Please print the lines between the one with "Reproduce this chart" and the one with "4.5, 0.0, 1.5]", both ends included, exactly as written, with no pictures.

[Entries with chart source code]
· · · · · · ·
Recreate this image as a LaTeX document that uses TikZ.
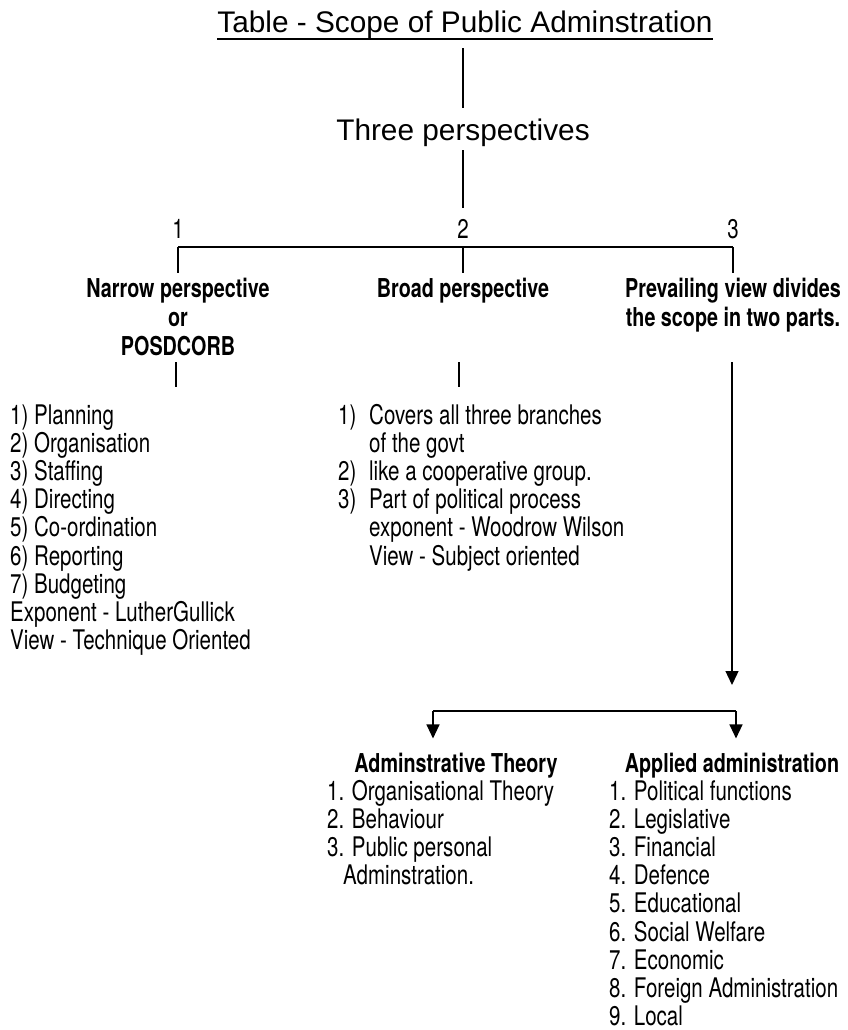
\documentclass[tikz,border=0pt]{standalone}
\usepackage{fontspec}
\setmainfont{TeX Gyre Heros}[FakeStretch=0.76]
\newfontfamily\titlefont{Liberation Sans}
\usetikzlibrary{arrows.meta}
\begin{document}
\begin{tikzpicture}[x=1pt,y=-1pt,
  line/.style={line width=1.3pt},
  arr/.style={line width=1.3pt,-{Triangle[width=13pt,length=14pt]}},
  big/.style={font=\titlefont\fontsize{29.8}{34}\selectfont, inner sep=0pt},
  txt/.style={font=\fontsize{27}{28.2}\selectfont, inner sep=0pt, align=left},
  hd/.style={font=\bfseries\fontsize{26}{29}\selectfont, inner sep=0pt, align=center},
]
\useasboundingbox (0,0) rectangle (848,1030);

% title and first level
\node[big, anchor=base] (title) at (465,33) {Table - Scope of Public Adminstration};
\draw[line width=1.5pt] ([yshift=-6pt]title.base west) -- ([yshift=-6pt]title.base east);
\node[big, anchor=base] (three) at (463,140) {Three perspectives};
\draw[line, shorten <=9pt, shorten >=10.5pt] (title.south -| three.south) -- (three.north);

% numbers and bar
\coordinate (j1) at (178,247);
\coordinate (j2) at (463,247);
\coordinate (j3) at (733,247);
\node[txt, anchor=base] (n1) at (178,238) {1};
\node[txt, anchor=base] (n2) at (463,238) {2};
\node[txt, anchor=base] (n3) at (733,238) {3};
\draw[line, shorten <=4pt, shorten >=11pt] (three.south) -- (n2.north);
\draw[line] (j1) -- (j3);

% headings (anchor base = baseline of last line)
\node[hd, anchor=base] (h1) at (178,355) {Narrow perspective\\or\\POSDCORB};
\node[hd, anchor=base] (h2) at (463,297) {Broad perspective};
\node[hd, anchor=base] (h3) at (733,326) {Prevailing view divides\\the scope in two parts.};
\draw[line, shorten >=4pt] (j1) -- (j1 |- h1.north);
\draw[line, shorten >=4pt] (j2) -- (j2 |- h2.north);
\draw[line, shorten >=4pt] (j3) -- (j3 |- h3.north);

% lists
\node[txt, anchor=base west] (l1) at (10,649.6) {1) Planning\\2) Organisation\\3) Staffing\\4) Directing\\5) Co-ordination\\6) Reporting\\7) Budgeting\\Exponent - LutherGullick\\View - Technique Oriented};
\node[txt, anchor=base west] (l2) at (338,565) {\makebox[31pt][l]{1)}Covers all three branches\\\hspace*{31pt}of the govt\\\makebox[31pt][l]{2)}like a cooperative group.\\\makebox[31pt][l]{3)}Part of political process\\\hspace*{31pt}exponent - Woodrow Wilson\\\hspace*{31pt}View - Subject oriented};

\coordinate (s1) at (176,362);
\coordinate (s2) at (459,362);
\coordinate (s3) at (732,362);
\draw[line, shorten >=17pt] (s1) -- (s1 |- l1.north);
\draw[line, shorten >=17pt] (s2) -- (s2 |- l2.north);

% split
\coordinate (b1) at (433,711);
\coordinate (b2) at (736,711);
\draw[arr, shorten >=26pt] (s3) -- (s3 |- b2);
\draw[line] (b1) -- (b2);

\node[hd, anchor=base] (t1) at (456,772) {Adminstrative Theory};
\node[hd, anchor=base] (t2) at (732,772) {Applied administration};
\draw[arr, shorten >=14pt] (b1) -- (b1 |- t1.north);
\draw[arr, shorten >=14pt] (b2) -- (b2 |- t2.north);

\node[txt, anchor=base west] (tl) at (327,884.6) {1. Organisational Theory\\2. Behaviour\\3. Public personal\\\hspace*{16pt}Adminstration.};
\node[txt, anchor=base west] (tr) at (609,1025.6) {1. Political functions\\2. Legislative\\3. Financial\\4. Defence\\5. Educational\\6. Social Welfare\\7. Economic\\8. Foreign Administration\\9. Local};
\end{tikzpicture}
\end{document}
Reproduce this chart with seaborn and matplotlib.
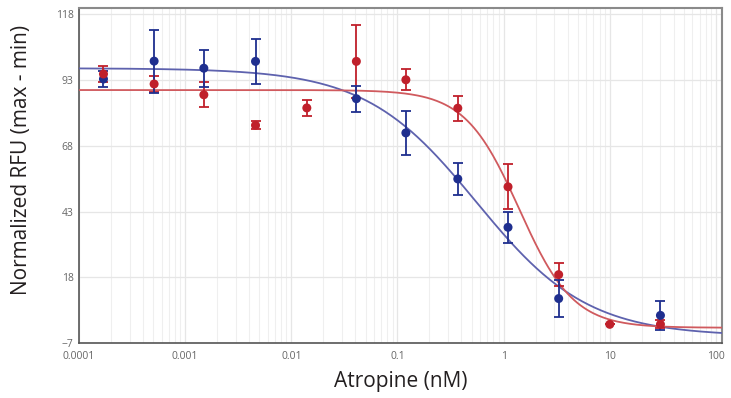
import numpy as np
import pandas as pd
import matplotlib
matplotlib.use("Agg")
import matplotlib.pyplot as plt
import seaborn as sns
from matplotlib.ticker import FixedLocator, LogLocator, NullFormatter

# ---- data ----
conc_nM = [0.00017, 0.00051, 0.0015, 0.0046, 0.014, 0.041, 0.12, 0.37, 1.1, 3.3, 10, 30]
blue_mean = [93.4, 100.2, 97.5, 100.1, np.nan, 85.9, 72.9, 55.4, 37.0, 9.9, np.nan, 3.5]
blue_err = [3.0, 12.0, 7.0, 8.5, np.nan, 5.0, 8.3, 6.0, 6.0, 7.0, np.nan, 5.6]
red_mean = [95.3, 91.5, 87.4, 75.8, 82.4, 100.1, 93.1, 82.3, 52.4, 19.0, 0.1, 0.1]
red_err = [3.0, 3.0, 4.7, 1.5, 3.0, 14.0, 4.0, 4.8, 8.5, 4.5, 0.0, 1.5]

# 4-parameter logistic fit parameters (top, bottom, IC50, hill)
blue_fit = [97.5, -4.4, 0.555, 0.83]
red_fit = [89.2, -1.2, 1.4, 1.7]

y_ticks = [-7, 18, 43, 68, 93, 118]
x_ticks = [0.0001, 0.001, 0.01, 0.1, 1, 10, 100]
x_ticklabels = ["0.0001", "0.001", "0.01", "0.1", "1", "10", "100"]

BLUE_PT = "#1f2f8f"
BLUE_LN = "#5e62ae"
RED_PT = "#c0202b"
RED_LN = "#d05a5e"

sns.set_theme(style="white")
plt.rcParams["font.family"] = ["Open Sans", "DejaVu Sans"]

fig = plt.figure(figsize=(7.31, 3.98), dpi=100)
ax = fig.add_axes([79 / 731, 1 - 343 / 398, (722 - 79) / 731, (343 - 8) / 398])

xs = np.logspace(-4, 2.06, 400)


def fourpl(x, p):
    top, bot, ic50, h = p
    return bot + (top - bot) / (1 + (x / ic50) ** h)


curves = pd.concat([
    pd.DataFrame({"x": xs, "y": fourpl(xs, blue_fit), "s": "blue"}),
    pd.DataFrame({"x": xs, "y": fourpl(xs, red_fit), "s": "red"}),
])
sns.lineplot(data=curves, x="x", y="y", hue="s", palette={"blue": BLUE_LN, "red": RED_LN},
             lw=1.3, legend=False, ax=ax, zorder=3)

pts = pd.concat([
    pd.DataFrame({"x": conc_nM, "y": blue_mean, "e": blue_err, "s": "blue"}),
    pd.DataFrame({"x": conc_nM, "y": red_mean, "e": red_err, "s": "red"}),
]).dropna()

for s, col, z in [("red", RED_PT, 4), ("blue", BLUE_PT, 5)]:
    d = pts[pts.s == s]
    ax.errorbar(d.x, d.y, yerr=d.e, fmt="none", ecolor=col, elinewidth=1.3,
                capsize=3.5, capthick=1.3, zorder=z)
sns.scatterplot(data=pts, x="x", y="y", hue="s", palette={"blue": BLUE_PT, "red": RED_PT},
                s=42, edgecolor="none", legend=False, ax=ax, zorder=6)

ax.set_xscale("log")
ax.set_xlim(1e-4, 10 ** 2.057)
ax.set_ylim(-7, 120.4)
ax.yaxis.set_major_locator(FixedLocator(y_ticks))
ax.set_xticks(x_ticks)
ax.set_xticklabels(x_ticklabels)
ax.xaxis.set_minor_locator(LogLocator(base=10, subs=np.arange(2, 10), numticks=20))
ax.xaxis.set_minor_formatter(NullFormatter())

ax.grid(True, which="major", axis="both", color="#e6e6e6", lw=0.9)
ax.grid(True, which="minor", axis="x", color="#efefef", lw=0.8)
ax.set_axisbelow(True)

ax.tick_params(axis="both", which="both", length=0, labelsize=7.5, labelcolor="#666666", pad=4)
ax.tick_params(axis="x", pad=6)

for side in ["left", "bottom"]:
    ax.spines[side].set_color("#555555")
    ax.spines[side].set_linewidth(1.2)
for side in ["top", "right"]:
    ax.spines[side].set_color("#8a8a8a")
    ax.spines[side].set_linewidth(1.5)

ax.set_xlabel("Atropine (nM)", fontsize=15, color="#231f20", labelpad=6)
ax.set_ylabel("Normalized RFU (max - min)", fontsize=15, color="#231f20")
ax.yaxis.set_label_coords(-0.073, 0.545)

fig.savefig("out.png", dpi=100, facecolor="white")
· · · · · · ·
(Answer to this problem)
Reproduce this chart with seaborn and matplotlib.
import numpy as np
import pandas as pd
import matplotlib
matplotlib.use("Agg")
import matplotlib.pyplot as plt
import seaborn as sns
from matplotlib.ticker import FixedLocator, LogLocator, NullFormatter

# ---- data ----
conc_nM = [0.00017, 0.00051, 0.0015, 0.0046, 0.014, 0.041, 0.12, 0.37, 1.1, 3.3, 10, 30]
blue_mean = [93.4, 100.2, 97.5, 100.1, np.nan, 85.9, 72.9, 55.4, 37.0, 9.9, np.nan, 3.5]
blue_err = [3.0, 12.0, 7.0, 8.5, np.nan, 5.0, 8.3, 6.0, 6.0, 7.0, np.nan, 5.6]
red_mean = [95.3, 91.5, 87.4, 75.8, 82.4, 100.1, 93.1, 82.3, 52.4, 19.0, 0.1, 0.1]
red_err = [3.0, 3.0, 4.7, 1.5, 3.0, 14.0, 4.0, 4.8, 8.5, 4.5, 0.0, 1.5]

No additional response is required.